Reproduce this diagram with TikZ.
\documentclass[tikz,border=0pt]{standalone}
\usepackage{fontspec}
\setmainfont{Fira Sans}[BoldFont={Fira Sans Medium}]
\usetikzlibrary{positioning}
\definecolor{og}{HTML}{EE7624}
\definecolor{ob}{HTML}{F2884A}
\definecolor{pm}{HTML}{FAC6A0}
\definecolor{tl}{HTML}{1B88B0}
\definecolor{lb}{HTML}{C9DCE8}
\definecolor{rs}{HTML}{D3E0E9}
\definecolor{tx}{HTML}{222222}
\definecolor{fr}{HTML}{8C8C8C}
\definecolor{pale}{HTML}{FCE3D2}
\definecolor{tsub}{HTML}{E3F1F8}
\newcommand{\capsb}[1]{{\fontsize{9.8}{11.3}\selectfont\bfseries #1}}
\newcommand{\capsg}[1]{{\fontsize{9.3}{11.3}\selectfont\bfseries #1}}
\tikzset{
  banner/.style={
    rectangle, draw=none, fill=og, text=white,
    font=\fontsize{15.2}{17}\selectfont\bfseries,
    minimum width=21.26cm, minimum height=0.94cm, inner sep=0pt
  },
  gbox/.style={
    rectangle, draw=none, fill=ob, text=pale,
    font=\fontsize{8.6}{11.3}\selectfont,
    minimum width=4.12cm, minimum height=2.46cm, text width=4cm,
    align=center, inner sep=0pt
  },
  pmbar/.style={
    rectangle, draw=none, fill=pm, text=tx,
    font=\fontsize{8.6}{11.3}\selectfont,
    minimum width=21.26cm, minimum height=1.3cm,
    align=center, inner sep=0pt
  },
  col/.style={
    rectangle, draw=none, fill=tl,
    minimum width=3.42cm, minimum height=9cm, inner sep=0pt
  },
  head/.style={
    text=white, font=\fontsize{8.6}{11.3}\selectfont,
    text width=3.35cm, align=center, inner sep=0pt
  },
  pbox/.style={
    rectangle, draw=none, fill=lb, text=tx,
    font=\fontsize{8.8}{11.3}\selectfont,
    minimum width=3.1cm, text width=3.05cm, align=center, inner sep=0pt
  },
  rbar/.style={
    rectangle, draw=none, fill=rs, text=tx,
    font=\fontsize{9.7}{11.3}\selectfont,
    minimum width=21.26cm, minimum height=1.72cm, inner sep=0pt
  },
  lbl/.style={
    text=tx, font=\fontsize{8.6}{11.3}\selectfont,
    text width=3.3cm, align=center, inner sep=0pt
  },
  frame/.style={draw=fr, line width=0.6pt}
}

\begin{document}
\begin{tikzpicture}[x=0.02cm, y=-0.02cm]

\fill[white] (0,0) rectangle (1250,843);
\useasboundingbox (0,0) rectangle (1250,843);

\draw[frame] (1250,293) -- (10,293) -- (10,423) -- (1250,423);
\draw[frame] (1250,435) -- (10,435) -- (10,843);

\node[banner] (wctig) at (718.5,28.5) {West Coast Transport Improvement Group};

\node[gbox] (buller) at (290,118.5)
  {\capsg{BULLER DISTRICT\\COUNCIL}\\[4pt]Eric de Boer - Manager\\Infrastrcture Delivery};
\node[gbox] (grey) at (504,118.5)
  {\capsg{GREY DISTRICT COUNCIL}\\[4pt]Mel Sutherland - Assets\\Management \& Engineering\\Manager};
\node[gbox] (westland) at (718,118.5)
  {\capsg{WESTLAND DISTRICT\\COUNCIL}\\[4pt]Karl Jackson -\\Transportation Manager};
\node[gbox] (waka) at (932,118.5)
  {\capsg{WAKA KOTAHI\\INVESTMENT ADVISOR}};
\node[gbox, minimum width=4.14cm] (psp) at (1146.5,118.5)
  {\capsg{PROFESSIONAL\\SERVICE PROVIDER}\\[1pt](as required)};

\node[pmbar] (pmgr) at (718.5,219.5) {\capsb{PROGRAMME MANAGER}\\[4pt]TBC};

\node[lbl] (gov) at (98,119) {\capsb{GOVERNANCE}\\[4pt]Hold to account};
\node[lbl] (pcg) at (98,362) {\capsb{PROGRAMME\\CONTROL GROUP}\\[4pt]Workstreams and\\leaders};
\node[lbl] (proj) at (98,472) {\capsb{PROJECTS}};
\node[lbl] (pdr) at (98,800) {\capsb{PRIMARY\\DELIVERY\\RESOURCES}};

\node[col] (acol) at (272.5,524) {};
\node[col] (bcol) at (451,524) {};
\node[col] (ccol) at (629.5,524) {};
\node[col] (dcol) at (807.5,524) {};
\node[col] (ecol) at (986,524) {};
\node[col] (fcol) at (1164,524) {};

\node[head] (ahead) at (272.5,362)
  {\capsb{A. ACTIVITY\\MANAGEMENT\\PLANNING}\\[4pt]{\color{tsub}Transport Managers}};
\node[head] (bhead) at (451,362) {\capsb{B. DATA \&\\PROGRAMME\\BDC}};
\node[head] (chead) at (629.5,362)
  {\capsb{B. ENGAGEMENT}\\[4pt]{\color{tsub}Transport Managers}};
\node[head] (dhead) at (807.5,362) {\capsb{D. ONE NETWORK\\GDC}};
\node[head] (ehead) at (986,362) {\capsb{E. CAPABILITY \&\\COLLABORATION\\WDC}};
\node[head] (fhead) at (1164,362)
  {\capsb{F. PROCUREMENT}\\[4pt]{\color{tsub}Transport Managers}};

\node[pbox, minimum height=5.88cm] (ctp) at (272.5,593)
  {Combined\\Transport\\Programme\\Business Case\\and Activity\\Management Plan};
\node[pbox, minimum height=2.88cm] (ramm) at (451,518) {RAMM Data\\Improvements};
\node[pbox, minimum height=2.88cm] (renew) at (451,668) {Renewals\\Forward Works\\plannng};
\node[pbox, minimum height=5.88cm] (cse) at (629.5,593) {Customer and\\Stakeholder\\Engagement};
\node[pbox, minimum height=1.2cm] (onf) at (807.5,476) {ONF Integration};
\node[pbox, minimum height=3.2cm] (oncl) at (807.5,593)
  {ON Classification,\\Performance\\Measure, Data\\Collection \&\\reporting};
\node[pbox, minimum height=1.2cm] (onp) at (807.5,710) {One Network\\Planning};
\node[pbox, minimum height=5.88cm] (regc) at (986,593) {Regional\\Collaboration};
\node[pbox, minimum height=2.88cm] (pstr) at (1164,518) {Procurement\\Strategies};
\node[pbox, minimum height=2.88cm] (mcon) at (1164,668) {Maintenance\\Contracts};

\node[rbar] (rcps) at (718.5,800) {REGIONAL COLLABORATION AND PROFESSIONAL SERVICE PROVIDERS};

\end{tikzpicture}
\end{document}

Required work: Please repeat the listing exactly, with nothing left out.

Solution to the exercise:
Reproduce this diagram with TikZ.
\documentclass[tikz,border=0pt]{standalone}
\usepackage{fontspec}
\setmainfont{Fira Sans}[BoldFont={Fira Sans Medium}]
\usetikzlibrary{positioning}
\definecolor{og}{HTML}{EE7624}
\definecolor{ob}{HTML}{F2884A}
\definecolor{pm}{HTML}{FAC6A0}
\definecolor{tl}{HTML}{1B88B0}
\definecolor{lb}{HTML}{C9DCE8}
\definecolor{rs}{HTML}{D3E0E9}
\definecolor{tx}{HTML}{222222}
\definecolor{fr}{HTML}{8C8C8C}
\definecolor{pale}{HTML}{FCE3D2}
\definecolor{tsub}{HTML}{E3F1F8}
\newcommand{\capsb}[1]{{\fontsize{9.8}{11.3}\selectfont\bfseries #1}}
\newcommand{\capsg}[1]{{\fontsize{9.3}{11.3}\selectfont\bfseries #1}}
\tikzset{
  banner/.style={
    rectangle, draw=none, fill=og, text=white,
    font=\fontsize{15.2}{17}\selectfont\bfseries,
    minimum width=21.26cm, minimum height=0.94cm, inner sep=0pt
  },
  gbox/.style={
    rectangle, draw=none, fill=ob, text=pale,
    font=\fontsize{8.6}{11.3}\selectfont,
    minimum width=4.12cm, minimum height=2.46cm, text width=4cm,
    align=center, inner sep=0pt
  },
  pmbar/.style={
    rectangle, draw=none, fill=pm, text=tx,
    font=\fontsize{8.6}{11.3}\selectfont,
    minimum width=21.26cm, minimum height=1.3cm,
    align=center, inner sep=0pt
  },
  col/.style={
    rectangle, draw=none, fill=tl,
    minimum width=3.42cm, minimum height=9cm, inner sep=0pt
  },
  head/.style={
    text=white, font=\fontsize{8.6}{11.3}\selectfont,
    text width=3.35cm, align=center, inner sep=0pt
  },
  pbox/.style={
    rectangle, draw=none, fill=lb, text=tx,
    font=\fontsize{8.8}{11.3}\selectfont,
    minimum width=3.1cm, text width=3.05cm, align=center, inner sep=0pt
  },
  rbar/.style={
    rectangle, draw=none, fill=rs, text=tx,
    font=\fontsize{9.7}{11.3}\selectfont,
    minimum width=21.26cm, minimum height=1.72cm, inner sep=0pt
  },
  lbl/.style={
    text=tx, font=\fontsize{8.6}{11.3}\selectfont,
    text width=3.3cm, align=center, inner sep=0pt
  },
  frame/.style={draw=fr, line width=0.6pt}
}

\begin{document}
\begin{tikzpicture}[x=0.02cm, y=-0.02cm]

\fill[white] (0,0) rectangle (1250,843);
\useasboundingbox (0,0) rectangle (1250,843);

\draw[frame] (1250,293) -- (10,293) -- (10,423) -- (1250,423);
\draw[frame] (1250,435) -- (10,435) -- (10,843);

\node[banner] (wctig) at (718.5,28.5) {West Coast Transport Improvement Group};

\node[gbox] (buller) at (290,118.5)
  {\capsg{BULLER DISTRICT\\COUNCIL}\\[4pt]Eric de Boer - Manager\\Infrastrcture Delivery};
\node[gbox] (grey) at (504,118.5)
  {\capsg{GREY DISTRICT COUNCIL}\\[4pt]Mel Sutherland - Assets\\Management \& Engineering\\Manager};
\node[gbox] (westland) at (718,118.5)
  {\capsg{WESTLAND DISTRICT\\COUNCIL}\\[4pt]Karl Jackson -\\Transportation Manager};
\node[gbox] (waka) at (932,118.5)
  {\capsg{WAKA KOTAHI\\INVESTMENT ADVISOR}};
\node[gbox, minimum width=4.14cm] (psp) at (1146.5,118.5)
  {\capsg{PROFESSIONAL\\SERVICE PROVIDER}\\[1pt](as required)};

\node[pmbar] (pmgr) at (718.5,219.5) {\capsb{PROGRAMME MANAGER}\\[4pt]TBC};

\node[lbl] (gov) at (98,119) {\capsb{GOVERNANCE}\\[4pt]Hold to account};
\node[lbl] (pcg) at (98,362) {\capsb{PROGRAMME\\CONTROL GROUP}\\[4pt]Workstreams and\\leaders};
\node[lbl] (proj) at (98,472) {\capsb{PROJECTS}};
\node[lbl] (pdr) at (98,800) {\capsb{PRIMARY\\DELIVERY\\RESOURCES}};

\node[col] (acol) at (272.5,524) {};
\node[col] (bcol) at (451,524) {};
\node[col] (ccol) at (629.5,524) {};
\node[col] (dcol) at (807.5,524) {};
\node[col] (ecol) at (986,524) {};
\node[col] (fcol) at (1164,524) {};

\node[head] (ahead) at (272.5,362)
  {\capsb{A. ACTIVITY\\MANAGEMENT\\PLANNING}\\[4pt]{\color{tsub}Transport Managers}};
\node[head] (bhead) at (451,362) {\capsb{B. DATA \&\\PROGRAMME\\BDC}};
\node[head] (chead) at (629.5,362)
  {\capsb{B. ENGAGEMENT}\\[4pt]{\color{tsub}Transport Managers}};
\node[head] (dhead) at (807.5,362) {\capsb{D. ONE NETWORK\\GDC}};
\node[head] (ehead) at (986,362) {\capsb{E. CAPABILITY \&\\COLLABORATION\\WDC}};
\node[head] (fhead) at (1164,362)
  {\capsb{F. PROCUREMENT}\\[4pt]{\color{tsub}Transport Managers}};

\node[pbox, minimum height=5.88cm] (ctp) at (272.5,593)
  {Combined\\Transport\\Programme\\Business Case\\and Activity\\Management Plan};
\node[pbox, minimum height=2.88cm] (ramm) at (451,518) {RAMM Data\\Improvements};
\node[pbox, minimum height=2.88cm] (renew) at (451,668) {Renewals\\Forward Works\\plannng};
\node[pbox, minimum height=5.88cm] (cse) at (629.5,593) {Customer and\\Stakeholder\\Engagement};
\node[pbox, minimum height=1.2cm] (onf) at (807.5,476) {ONF Integration};
\node[pbox, minimum height=3.2cm] (oncl) at (807.5,593)
  {ON Classification,\\Performance\\Measure, Data\\Collection \&\\reporting};
\node[pbox, minimum height=1.2cm] (onp) at (807.5,710) {One Network\\Planning};
\node[pbox, minimum height=5.88cm] (regc) at (986,593) {Regional\\Collaboration};
\node[pbox, minimum height=2.88cm] (pstr) at (1164,518) {Procurement\\Strategies};
\node[pbox, minimum height=2.88cm] (mcon) at (1164,668) {Maintenance\\Contracts};

\node[rbar] (rcps) at (718.5,800) {REGIONAL COLLABORATION AND PROFESSIONAL SERVICE PROVIDERS};

\end{tikzpicture}
\end{document}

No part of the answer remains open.